Pro P. Quinctio
Cicero, Marcus Tullius
Cicero. The Orations of Marcus Tullius Cicero, Volume 1. Yonge, Charles Duke, translator. London: Bell, 1903.
Did you, before you made the demand to be allowed to take possession of his goods, send any one to take care that the master should be driven by force off the estate by his own slaves? Choose whichever you like; the one is incredible; the other abominable; and both are unheard-of before this time. Do you mean that any one ran over seven hundred miles in two days? Tell me. Do you deny it? Then you sent some one beforehand. I had rather you did. For if you were to say that, you would be seen to tell an impudent lie: when you confess this, you admit that you did a thing which you cannot conceal even by a lies. Will such a design, so covetous, so audacious, so precipitate, be approved of by Aquillius and by such men as he is?

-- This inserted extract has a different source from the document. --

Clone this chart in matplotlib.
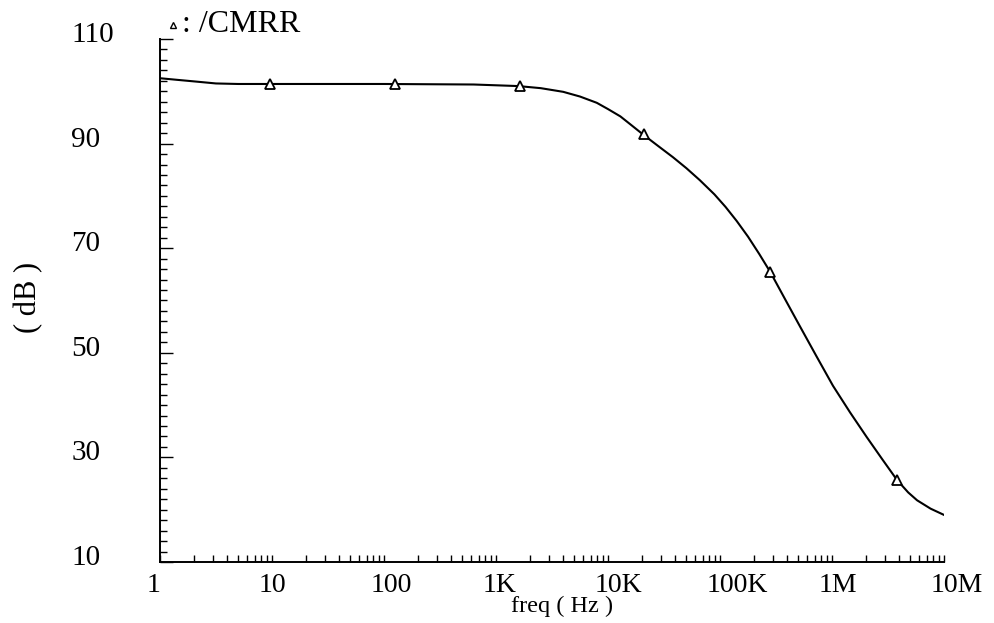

What does this madness, what does this baste, what does this precipitation intimate? Does it not prove violence? does it not prove wickedness? does it not prove robbery? does it not, in short, prove everything rather than right, than duty, or than modesty? You send some one without the command of the praetor. With what intention? You knew he would order it. What then? When he had ordered it, could you not have sent then? You were about to ask him. When? Thirty days after. Yes, if nothing hindered you; if the same intention existed; if you were well; in short, if you were alive. The praetor would have made the order, I suppose, if he chose, if he was well, if he was in court, if no one objected, by giving security according to his decree, and by being willing to stand a trial.
For, by the immortal gods, if Alphenus, the agent of Publius Quinctius, were then willing to give security and to stand a trial, and in short to do everything which you chose, what would you do? Would you recall him whom you had sent into Gaul? But this man would have been already expelled from his farm, already driven headlong from his home, already (the most unworthy thing of all) assaulted by the hands of his own slaves, in obedience to your messenger and command. You would, forsooth, make amends for these things afterwards. Do you dare to speak of the life of any man, you who must admit this,—that you were so blinded by covetousness and avarice, that, though you did not know what would happen afterwards, but many things might happen, you placed your hope from a present crime in the uncertain event of the future? And I say this, just as if, at that very time when the praetor had ordered you to take possession according to his edict, you had sent any one to take possession, you either ought to, or could have ejected Publius Quinctius from possession.
Everything, O Caius Aquillius, is of such a nature that any one may be able to perceive that in this cause dishonesty and interest are contending with poverty and truth. How did the praetor order you to take possession? I suppose, in accordance with his edict. In what words was the recognizance drawn up? “If the goods of Publius Quinctius have been taken possession of in accordance with the praetor's edict.” Let us return to the edict. How does that enjoin you to take possession? Is there any pretence, O Caius Aquillius, if he took possession in quite a different way from that which the praetor enjoined, for denying that then he did not take possession according to the edict, but that I have beaten him in the trial? None, I imagine. Let us refer to the edict.—“They who in accordance with my edict have come into possession.” He is speaking of you, Naevius, as you think; for you say that you came into possession according to the edict. He defines for you what you are to do; he instructs you; he gives you precepts. “It seems that those ought to be in possession.” How? “That which they can rightly secure in the place where they now are, let them secure there; that which they cannot, they may carry or lead away.” What then? “It is not right,” says he, “to drive away the owner against his will.” The very man who with the object of cheating is keeping out of the way, the very man who deals dishonestly with all his creditors, he forbids to be driven off his farm against his will.